Saved entries:
— START —
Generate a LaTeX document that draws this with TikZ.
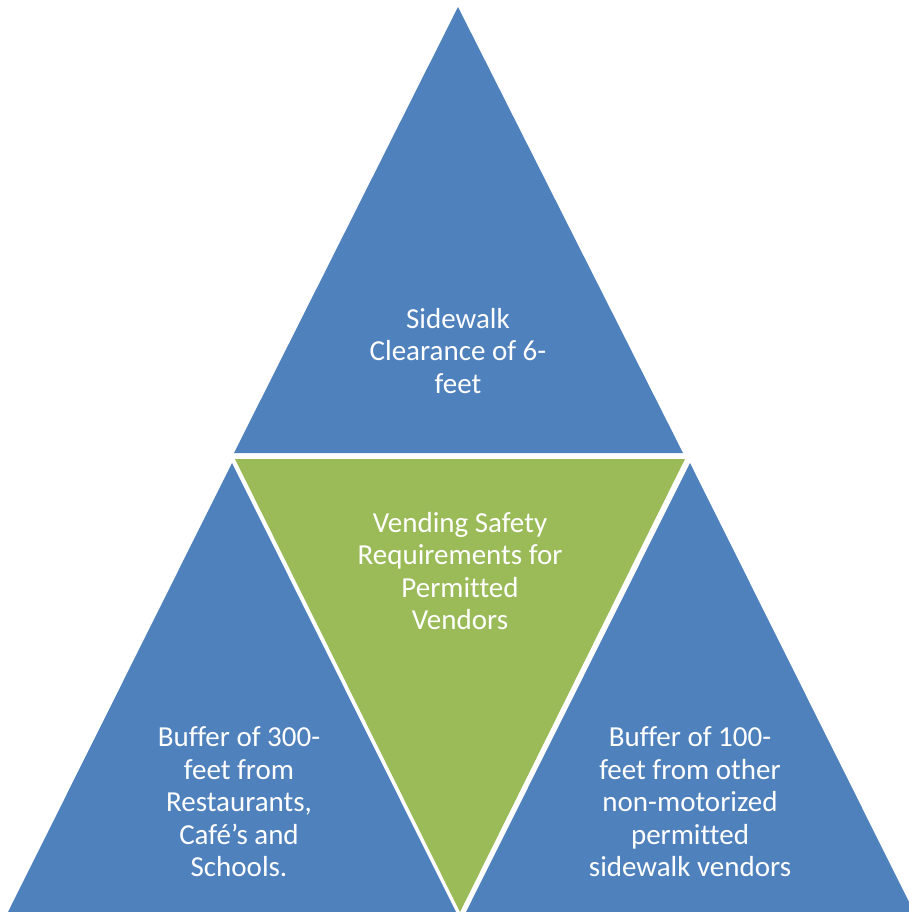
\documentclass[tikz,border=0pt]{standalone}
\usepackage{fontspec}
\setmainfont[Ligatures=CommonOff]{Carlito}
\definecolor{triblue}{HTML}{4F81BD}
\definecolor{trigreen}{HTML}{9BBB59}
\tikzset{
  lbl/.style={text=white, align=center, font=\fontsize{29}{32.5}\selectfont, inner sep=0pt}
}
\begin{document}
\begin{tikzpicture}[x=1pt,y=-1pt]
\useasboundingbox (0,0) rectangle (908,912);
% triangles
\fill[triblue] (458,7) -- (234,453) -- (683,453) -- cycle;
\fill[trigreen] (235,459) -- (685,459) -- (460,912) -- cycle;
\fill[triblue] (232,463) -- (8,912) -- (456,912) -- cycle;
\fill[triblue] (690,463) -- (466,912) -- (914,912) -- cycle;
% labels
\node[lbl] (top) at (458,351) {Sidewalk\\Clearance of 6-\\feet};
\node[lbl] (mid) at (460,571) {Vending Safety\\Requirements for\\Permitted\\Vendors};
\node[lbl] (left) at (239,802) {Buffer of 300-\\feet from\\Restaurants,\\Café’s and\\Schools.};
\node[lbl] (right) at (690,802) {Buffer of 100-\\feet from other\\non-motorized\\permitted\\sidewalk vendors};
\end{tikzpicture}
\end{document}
— END —
— START —
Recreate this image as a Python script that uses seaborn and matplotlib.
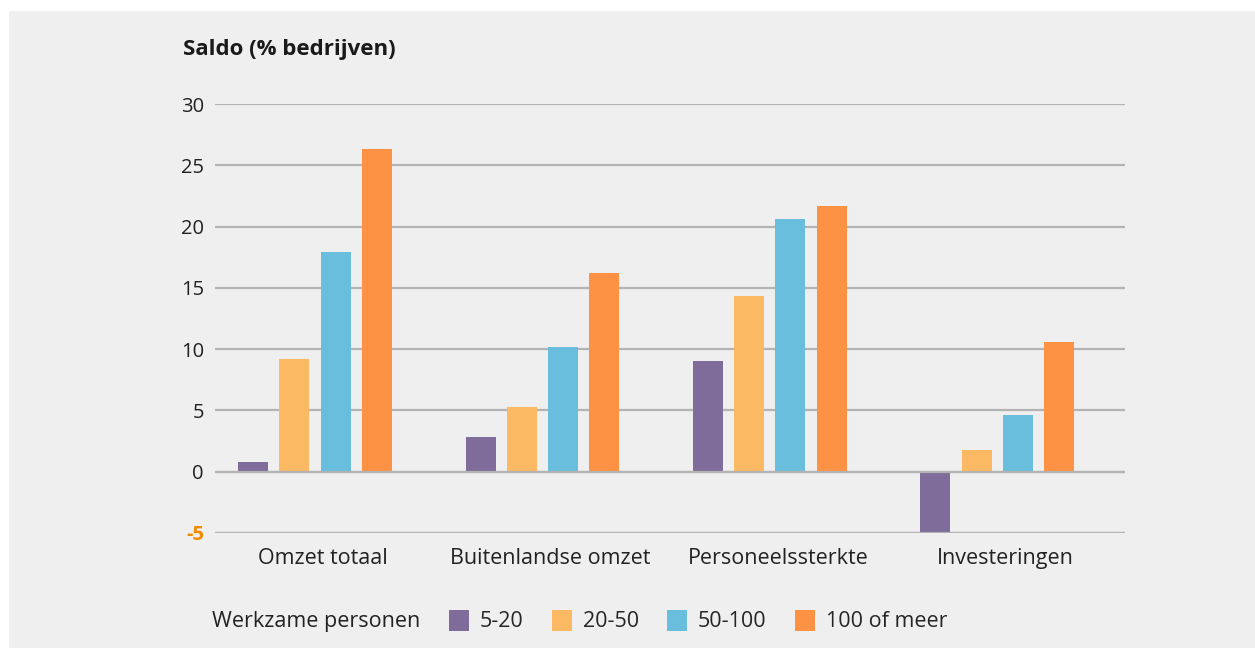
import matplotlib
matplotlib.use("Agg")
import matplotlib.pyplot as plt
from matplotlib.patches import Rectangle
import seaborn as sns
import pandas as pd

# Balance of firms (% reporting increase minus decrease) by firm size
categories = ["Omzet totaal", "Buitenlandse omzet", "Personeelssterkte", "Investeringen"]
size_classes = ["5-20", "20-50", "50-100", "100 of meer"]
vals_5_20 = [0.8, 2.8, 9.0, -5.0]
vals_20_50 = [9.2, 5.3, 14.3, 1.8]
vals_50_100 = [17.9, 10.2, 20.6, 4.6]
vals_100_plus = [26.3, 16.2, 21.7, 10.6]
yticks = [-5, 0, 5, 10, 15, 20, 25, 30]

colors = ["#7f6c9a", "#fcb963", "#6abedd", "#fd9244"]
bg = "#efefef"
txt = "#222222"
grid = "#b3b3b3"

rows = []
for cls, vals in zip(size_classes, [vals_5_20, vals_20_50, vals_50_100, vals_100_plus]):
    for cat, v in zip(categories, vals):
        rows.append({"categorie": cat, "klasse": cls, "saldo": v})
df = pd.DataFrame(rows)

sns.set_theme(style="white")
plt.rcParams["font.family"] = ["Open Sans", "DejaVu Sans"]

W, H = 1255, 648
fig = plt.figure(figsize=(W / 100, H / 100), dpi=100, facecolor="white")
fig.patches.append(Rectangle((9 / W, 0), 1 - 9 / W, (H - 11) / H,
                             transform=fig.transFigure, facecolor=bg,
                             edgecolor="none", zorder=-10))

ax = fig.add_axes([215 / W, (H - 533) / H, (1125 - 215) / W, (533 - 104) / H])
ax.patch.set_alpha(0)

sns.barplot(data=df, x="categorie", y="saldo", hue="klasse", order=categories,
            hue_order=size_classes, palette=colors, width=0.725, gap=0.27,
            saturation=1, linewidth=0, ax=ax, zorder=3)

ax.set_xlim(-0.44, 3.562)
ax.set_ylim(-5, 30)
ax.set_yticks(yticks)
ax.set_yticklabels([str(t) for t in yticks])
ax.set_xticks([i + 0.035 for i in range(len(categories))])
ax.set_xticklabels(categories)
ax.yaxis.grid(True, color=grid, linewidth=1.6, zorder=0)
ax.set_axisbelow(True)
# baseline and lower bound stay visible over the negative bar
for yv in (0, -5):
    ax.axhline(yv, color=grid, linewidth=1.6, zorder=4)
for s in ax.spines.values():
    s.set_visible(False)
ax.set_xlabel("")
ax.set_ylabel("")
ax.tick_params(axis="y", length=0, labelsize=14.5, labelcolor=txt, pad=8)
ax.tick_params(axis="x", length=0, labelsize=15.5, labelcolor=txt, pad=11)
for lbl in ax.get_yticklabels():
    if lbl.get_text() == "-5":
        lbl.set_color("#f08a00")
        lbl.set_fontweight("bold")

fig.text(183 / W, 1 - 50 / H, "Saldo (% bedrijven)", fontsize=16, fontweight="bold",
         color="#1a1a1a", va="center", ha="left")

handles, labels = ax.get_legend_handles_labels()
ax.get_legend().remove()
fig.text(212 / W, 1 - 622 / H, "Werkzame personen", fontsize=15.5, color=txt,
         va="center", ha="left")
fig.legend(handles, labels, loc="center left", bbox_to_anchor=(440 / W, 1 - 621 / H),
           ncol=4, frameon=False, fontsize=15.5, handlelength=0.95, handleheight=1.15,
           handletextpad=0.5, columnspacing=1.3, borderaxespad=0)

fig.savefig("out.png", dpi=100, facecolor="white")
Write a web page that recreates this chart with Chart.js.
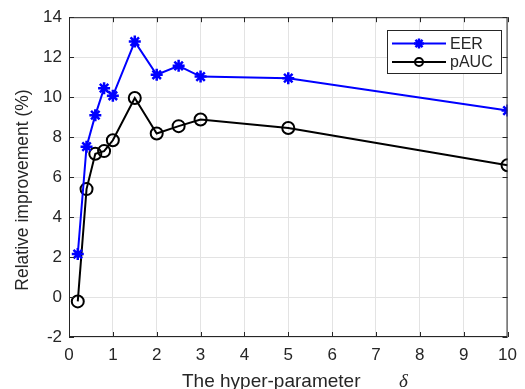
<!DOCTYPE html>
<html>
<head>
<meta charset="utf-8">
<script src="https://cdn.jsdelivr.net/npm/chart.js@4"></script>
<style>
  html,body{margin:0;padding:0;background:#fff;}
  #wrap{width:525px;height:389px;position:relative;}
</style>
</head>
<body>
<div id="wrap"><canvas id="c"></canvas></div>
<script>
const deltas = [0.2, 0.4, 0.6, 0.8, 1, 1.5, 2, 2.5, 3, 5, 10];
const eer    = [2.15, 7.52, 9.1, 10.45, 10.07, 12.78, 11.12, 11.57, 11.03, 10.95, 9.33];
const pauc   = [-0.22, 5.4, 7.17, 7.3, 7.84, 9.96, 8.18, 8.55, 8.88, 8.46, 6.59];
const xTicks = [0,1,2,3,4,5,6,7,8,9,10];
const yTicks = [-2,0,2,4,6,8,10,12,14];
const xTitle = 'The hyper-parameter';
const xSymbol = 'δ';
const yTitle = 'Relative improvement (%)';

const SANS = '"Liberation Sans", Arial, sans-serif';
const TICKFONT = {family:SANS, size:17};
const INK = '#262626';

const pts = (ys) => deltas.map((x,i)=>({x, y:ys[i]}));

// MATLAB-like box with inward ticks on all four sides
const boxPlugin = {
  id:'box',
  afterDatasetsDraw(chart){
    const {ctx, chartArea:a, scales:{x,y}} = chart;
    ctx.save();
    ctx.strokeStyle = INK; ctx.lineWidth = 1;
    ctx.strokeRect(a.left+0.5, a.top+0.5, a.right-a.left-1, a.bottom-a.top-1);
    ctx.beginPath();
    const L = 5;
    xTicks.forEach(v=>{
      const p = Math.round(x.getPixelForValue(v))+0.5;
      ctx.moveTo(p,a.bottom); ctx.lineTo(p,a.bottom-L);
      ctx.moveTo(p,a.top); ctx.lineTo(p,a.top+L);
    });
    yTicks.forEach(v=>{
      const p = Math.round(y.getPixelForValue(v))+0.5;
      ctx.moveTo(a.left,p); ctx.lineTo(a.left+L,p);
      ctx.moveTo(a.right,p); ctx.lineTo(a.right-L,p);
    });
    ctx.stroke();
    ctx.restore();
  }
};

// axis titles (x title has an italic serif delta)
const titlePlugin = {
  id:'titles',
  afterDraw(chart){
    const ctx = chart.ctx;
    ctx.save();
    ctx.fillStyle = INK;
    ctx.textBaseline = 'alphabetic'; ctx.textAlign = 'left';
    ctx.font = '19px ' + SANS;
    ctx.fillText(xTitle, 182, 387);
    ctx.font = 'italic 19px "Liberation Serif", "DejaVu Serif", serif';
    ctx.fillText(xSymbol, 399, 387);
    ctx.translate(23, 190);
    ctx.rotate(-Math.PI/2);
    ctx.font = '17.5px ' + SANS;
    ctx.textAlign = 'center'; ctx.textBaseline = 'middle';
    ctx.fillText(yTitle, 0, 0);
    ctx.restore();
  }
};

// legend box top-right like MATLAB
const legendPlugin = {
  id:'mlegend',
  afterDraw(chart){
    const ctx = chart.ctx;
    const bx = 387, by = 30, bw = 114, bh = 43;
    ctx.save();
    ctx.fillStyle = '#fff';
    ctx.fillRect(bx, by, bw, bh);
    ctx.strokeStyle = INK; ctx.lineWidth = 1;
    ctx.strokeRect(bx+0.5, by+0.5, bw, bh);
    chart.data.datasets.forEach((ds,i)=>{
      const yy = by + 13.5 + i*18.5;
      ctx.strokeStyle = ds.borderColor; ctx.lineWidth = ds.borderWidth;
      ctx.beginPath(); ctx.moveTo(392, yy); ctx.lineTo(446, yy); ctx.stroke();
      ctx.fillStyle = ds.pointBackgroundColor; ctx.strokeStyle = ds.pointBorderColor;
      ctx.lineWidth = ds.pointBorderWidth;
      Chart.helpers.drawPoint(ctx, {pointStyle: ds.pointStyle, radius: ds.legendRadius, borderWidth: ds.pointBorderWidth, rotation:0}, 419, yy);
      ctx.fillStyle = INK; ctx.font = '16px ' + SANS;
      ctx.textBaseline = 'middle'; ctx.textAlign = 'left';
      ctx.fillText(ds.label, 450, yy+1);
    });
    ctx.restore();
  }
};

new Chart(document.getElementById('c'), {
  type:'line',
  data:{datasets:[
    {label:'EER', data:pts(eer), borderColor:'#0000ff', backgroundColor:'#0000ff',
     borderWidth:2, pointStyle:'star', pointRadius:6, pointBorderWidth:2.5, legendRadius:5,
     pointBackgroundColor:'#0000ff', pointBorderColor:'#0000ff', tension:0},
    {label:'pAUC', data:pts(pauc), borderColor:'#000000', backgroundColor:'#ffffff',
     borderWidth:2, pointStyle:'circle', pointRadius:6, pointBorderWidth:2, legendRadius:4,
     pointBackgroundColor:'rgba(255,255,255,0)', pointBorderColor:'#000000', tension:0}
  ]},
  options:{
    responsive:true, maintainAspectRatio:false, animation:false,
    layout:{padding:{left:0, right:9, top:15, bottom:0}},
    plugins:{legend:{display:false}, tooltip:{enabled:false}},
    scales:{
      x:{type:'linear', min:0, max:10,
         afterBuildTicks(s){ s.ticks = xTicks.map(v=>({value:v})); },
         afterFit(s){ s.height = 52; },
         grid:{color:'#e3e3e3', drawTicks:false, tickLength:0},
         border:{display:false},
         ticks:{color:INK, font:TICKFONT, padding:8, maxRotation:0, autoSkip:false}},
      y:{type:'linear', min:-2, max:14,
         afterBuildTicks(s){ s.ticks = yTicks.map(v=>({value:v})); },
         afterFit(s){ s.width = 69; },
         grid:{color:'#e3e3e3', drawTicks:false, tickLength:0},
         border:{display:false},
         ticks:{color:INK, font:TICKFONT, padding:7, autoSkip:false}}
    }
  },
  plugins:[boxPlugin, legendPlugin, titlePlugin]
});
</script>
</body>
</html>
— END —
Task description:
Copy exactly the material above from the line with "Recreate this image" to the line with "df = pd.DataFrame(rows)", ends included, and nothing else. Leave out any picture.

Solution to the problem:
Recreate this image as a Python script that uses seaborn and matplotlib.
import matplotlib
matplotlib.use("Agg")
import matplotlib.pyplot as plt
from matplotlib.patches import Rectangle
import seaborn as sns
import pandas as pd

# Balance of firms (% reporting increase minus decrease) by firm size
categories = ["Omzet totaal", "Buitenlandse omzet", "Personeelssterkte", "Investeringen"]
size_classes = ["5-20", "20-50", "50-100", "100 of meer"]
vals_5_20 = [0.8, 2.8, 9.0, -5.0]
vals_20_50 = [9.2, 5.3, 14.3, 1.8]
vals_50_100 = [17.9, 10.2, 20.6, 4.6]
vals_100_plus = [26.3, 16.2, 21.7, 10.6]
yticks = [-5, 0, 5, 10, 15, 20, 25, 30]

colors = ["#7f6c9a", "#fcb963", "#6abedd", "#fd9244"]
bg = "#efefef"
txt = "#222222"
grid = "#b3b3b3"

rows = []
for cls, vals in zip(size_classes, [vals_5_20, vals_20_50, vals_50_100, vals_100_plus]):
    for cat, v in zip(categories, vals):
        rows.append({"categorie": cat, "klasse": cls, "saldo": v})
df = pd.DataFrame(rows)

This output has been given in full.